A minima, tout le monde s’accorde pour reconnaître qu’il est urgent de mettre fin aux niches fiscales qui trouent les assiettes d’imposition et amputent de manière considérable les recettes fiscales, sans pour autant induire des gains de croissance avérés. Pourtant, le pouvoir actuel semble ne pas vouloir s’attaquer à ce totem et s’accroche au contraire au système en place.

p.89

Le livre ne connaît pas le doute. On ne réfère pas au manque des connaissances et à la loi des conséquences inattendues. Cette loi se traduit pour l’économiste en la différence entre les effets de courte et de longue période. De plus, dans les différentes disciplines, les résultats dits statistiquement significatifs s’estompent très souvent avec le temps ou avec les travaux subséquents (Lehrer, 2010).

Au contraire, les auteurs « prônent une nouvelle approche à l’action publique, celle des interventions ciblées plutôt que celle de la relance indiscriminée. » (p.13) Alors, une analyse approfondie d’économie politique de la détermination et de l’exercice des cibles aurait été nécessaire. Les auteurs ne le font pas[1].

Conclusion

Les auteurs renvoient implicitement à la dichotomie centralisation-décentralisation ou suivant le titre du livre de Clifford Winston à Government Failure versus Market Failure. La décentralisation et la centralisation possèdent chacune leur propre dynamique avec les maximisations respectives des profits et des votes.

Il est très difficile de mesurer le degré de centralisation d’une économie. Les modes d’intervention gouvernementale ne se limitent pas aux seules dépenses publiques mais sont plutôt multiples et à différents niveaux : subventions, taxes, niches fiscales, tarifs douaniers, contingentements, entreprises publiques, achats préférentiels, réglementations traditionnelles ou sociales, interdictions… Pour connaître l’évolution de l’intervention gouvernementale, une agrégation des effets de toutes ces mesures devient nécessaire[2].

Les promoteurs de la décentralisation résument leurs convictions par l’expression, « le marché fonctionne ». Ils oublient d’ajouter « à l’intérieur d’un cadre légal donné ». Les résultats du fonctionnement des marchés varient énormément en relation selon les incitations véhiculées par le cadre légal ou les règles du jeu.

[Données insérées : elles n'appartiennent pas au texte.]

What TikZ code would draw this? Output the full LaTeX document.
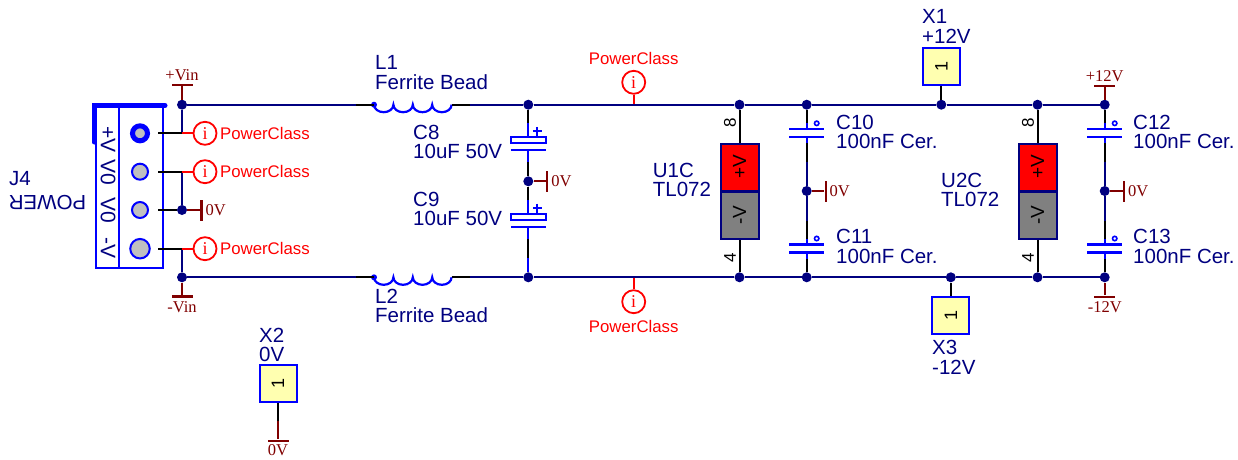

Parallèlement, une partie de hockey se déroule différemment selon que les règlements permettent ou non les mises en échec.

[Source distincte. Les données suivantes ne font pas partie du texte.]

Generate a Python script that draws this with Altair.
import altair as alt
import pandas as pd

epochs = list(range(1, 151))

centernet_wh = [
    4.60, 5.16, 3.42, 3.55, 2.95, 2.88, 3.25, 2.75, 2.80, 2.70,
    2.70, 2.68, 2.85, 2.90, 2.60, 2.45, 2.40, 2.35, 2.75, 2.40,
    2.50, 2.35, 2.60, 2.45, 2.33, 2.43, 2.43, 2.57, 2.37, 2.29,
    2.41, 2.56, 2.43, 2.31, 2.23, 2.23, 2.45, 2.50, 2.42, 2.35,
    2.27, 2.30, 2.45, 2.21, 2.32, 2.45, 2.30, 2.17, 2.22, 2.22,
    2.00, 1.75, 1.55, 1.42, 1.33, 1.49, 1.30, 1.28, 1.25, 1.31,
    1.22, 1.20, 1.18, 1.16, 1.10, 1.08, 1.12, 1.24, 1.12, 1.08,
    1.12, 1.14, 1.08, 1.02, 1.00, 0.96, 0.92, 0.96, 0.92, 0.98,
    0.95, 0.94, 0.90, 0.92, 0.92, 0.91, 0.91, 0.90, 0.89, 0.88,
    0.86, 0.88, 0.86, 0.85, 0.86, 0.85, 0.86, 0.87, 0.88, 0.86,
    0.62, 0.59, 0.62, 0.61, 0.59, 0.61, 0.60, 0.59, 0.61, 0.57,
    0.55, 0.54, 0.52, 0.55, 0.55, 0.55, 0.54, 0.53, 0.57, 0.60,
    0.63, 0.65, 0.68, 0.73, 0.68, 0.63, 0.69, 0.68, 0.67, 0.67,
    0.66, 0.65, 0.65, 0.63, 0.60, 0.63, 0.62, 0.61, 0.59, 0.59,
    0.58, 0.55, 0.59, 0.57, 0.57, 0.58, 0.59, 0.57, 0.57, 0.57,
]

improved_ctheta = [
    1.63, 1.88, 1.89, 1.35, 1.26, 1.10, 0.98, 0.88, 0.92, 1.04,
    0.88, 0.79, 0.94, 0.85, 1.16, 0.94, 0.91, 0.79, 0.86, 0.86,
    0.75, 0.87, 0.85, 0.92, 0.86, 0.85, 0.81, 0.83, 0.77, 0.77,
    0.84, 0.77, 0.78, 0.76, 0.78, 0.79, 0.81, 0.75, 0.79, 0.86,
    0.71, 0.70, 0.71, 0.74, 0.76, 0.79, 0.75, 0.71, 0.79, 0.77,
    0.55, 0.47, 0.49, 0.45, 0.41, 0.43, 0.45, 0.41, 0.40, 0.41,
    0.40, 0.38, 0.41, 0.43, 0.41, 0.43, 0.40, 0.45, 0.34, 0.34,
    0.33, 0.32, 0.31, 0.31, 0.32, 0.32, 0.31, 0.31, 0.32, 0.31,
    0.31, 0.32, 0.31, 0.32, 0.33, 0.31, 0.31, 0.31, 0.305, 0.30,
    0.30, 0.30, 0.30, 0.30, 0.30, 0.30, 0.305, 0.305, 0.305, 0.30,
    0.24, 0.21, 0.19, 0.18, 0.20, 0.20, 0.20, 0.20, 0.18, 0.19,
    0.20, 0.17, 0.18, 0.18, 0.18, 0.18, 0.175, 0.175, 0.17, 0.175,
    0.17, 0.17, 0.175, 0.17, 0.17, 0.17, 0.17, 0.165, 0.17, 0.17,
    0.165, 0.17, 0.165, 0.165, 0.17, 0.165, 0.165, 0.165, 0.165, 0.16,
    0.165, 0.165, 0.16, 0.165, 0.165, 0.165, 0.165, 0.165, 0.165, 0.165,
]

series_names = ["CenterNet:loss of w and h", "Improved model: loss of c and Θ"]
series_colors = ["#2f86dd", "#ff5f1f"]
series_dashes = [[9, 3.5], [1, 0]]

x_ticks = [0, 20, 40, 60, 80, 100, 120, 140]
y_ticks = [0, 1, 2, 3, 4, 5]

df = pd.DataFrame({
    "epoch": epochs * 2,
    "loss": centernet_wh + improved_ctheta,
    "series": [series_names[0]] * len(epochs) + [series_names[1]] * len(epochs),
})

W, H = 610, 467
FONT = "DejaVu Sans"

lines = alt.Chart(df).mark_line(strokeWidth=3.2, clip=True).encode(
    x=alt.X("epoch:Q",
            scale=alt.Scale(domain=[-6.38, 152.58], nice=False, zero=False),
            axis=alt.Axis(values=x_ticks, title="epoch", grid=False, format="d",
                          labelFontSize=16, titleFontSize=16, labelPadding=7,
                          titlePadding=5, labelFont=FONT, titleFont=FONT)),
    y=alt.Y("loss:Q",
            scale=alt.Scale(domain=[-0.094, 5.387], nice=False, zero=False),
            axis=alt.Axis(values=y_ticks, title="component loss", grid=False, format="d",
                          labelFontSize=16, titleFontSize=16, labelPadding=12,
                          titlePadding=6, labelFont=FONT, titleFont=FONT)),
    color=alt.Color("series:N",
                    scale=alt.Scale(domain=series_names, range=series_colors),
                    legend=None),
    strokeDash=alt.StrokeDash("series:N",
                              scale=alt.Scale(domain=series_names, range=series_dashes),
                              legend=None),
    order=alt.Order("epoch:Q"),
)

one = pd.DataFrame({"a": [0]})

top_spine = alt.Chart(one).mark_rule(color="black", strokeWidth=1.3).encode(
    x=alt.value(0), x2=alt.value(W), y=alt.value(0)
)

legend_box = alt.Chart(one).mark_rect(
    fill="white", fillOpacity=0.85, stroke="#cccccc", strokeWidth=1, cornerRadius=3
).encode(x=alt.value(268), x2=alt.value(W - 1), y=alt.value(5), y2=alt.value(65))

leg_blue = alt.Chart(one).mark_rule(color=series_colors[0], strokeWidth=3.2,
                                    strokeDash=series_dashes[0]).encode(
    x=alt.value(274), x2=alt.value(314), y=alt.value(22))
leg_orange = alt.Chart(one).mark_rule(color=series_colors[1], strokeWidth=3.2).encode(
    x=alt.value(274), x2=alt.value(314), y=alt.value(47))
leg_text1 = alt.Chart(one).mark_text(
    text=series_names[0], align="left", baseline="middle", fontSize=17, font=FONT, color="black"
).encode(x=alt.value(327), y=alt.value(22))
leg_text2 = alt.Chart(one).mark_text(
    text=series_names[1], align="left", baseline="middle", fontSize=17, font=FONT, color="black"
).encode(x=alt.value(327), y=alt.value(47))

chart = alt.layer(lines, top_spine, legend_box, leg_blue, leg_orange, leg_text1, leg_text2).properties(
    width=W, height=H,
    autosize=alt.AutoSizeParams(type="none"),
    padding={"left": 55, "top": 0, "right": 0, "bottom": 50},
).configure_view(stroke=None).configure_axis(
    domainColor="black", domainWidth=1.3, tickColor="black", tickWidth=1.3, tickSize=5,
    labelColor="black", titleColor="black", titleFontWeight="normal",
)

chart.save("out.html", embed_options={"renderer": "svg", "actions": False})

Le cadre légal jouit des propriétés d’un bien public, consommation commune et difficultés d’exclure. Ce cadre résulte en très grande partie des processus politiques. Où est la garantie que ces derniers fournissent un cadre approprié permettant que « le marché fonctionne » donne des résultats valables? Le « capitalisme de copinage » et le corporatisme n’en sont-ils pas de bons exemples?

Il existe ainsi un paradoxe : pour laisser s’épanouir la décentralisation, on a passablement besoin de son contraire. Dans la réalité centralisation-décentralisation, cette dernière devient donc défavorisée. Comment la dynamique de la centralisation peut-elle s’adapter à une dynamique opposée? Cette question est d’autant plus pertinente que le monde est rempli d’embûches comportant l’obligation constante de faire des compromis et de naviguer dans un univers incertain ou troublé. Ex post, les erreurs sont faciles à détecter et « les scandales » sont matières courantes.

Le livre évite d’affronter directement cette « big question » des dynamiques très différentes entre la centralisation et la décentralisation et des problèmes de cohérence reliés à leur combinaison dans le monde réel.